Thursday, 24 February 2022

Close Encounters

When I'm doing my surveys, whether it's a breeding bird or wintering bird survey, I like to carry a camera with me just in case. It might be to 'snap' something that presents itself to me as a photographic opportunity, or perhaps to capture the landscape in a certain light. I'm no photographer, just an opportunist 'snapper'. 

Lately though, I do find myself capturing more and more images with pen and paper, if that makes sense. I'm no Jim Crumley, Seton Gordon or Robert Macfarlane, but I think I'm better at painting with my pen, than I am with a camera, or dare I say it with paper and paint! 

When I wrote the above words in my notebook, I was at one of my wintering bird survey sites in northwest Lancs sitting on, or is that in, a field margin with my back against a sheep netting fence, with that dreaded strand of barbed wire across the top, ready to snag some unsuspecting, or less cautious, creature.
 
About half an hour earlier, I was stood at my first VP over-looking a fairy intensively farmed landscape; bright green 'improved' pasture, or bright green winter wheat, for as far as I could see. This particular VP is next to a small pond, that I put nine Teal up from as I walked towards it. Nine 'high pitched, clear ringing whistles' sprang into the air, and circled round before dropping on to another pond. This pond is fairly grotty looking, it was discoloured, and from a water quality perspective I suspect that it will have been full of nitrogen and phosphate. No lovely tussocky field margin here affording it some protection!

I digress. As I was stood sentinel at my VP, I picked up a large-ish raptor flying from left to right, and getting ever closer to me. I lifted my bins, and it was a Peregrine, and a female at that. As she got closer, I had to strain my neck more and more from the horizontal to the perpendicular, and she flew straight over my head. 

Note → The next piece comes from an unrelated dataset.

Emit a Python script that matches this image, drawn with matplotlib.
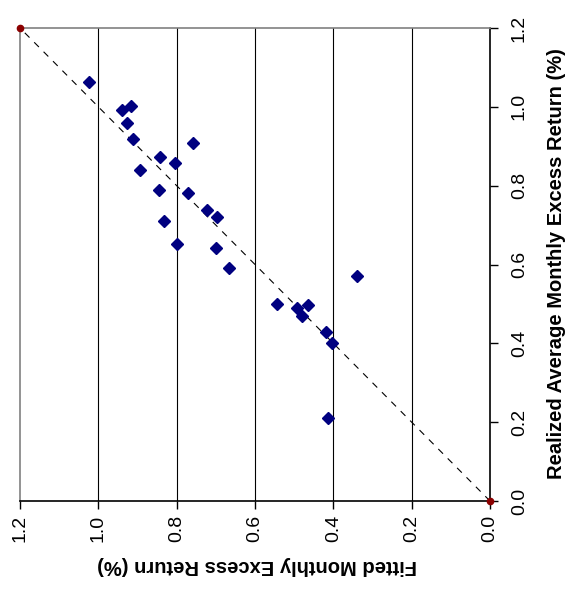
import matplotlib
matplotlib.use("Agg")
import matplotlib.pyplot as plt

# 拟合值 vs 实际值 (%)
fitted = [1.024, 0.940, 0.916, 0.926, 0.912, 0.758, 0.842, 0.805, 0.893,
          0.846, 0.772, 0.722, 0.698, 0.833, 0.800, 0.699, 0.666, 0.340,
          0.545, 0.494, 0.464, 0.480, 0.418, 0.403, 0.414]
realized = [1.062, 0.992, 1.002, 0.960, 0.919, 0.909, 0.873, 0.858, 0.840,
            0.789, 0.781, 0.739, 0.720, 0.711, 0.651, 0.643, 0.592, 0.572,
            0.499, 0.489, 0.498, 0.470, 0.428, 0.400, 0.211]
line_pts = [0.0, 1.2]
ticks = [0.0, 0.2, 0.4, 0.6, 0.8, 1.0, 1.2]
tick_labels = ["0.0", "0.2", "0.4", "0.6", "0.8", "1.0", "1.2"]

plt.rcParams['font.family'] = ['Liberation Sans', 'DejaVu Sans']

fig = plt.figure(figsize=(5.68, 5.96), dpi=100)
ax = fig.add_axes([20 / 568, 95 / 596, 470 / 568, 473 / 596])

# 45度参考线
ax.plot(line_pts, line_pts, color='black', lw=0.8, dashes=(6, 6), zorder=2)
ax.plot(line_pts, line_pts, 'o', color='#8b0000', ms=4.5, clip_on=False, zorder=4)

ax.plot(fitted, realized, 'D', color='#000080', ms=6.5, zorder=3, linestyle='none')

ax.set_xlim(1.2, 0.0)
ax.set_ylim(0.0, 1.2)

# 竖直网格线
for t in ticks[1:-1]:
    ax.axvline(t, color='black', lw=0.8, zorder=1)

ax.set_xticks(ticks)
ax.set_xticklabels(tick_labels, rotation=90, fontsize=14, va='top', ha='center')
ax.yaxis.tick_right()
ax.set_yticks(ticks)
ax.set_yticklabels(tick_labels, rotation=90, fontsize=14, va='center', ha='left')
ax.tick_params(direction='out', length=6, width=1)
ax.tick_params(axis='x', pad=4)
ax.tick_params(axis='y', pad=9)

for side in ['right', 'bottom']:
    ax.spines[side].set_color('black')
    ax.spines[side].set_linewidth(1.2)
for side in ['top', 'left']:
    ax.spines[side].set_color('#808080')
    ax.spines[side].set_linewidth(1.2)

fig.text(257 / 568, 1 - 565 / 596, 'Fitted Monthly Excess Return (%)',
         rotation=180, ha='center', va='center', fontsize=14.5, fontweight='bold')
fig.text(557 / 568, 1 - 264 / 596, 'Realized Average Monthly Excess Return (%)',
         rotation=90, ha='center', va='center', fontsize=14.5, fontweight='bold')

fig.savefig('out.png', dpi=100)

As she flew over me, I could see her turn her head to look at me, and we exchanged glances. Our eyes met, granted I was looking through some optics, but I was fully aware of her, and her of me. For those few seconds we looked at each other, and we shared everything. The same space and time, the weather, the feel of the wind on our faces, but most importantly, we shared a moment where we were both aware of the other's presence. It doesn't get better than that. Encounters like this, though often fleeting, are very special to me. It is an immense pleasure, an honour even, to share a moment like that with such an amazing bird as a Peregrine. You don't forget moments like that. 

Funnily enough, as I sat getting cold after making some notes on my Peregrine encounter, and my muscles started to ache after sitting on the floor, a Robin came to investigate me, as they often do. It's easy to anthropomorphise what the Robin was doing, or what it thought of the large, khaki lump sat on the floor. I suspect it thought that I was some sort of animal rooting amongst the vegetation for food, and that I might turn over the soil to reveal a juicy morsel that it could feed on. Nevertheless, still just as lovely an encounter, whatever the reason for it.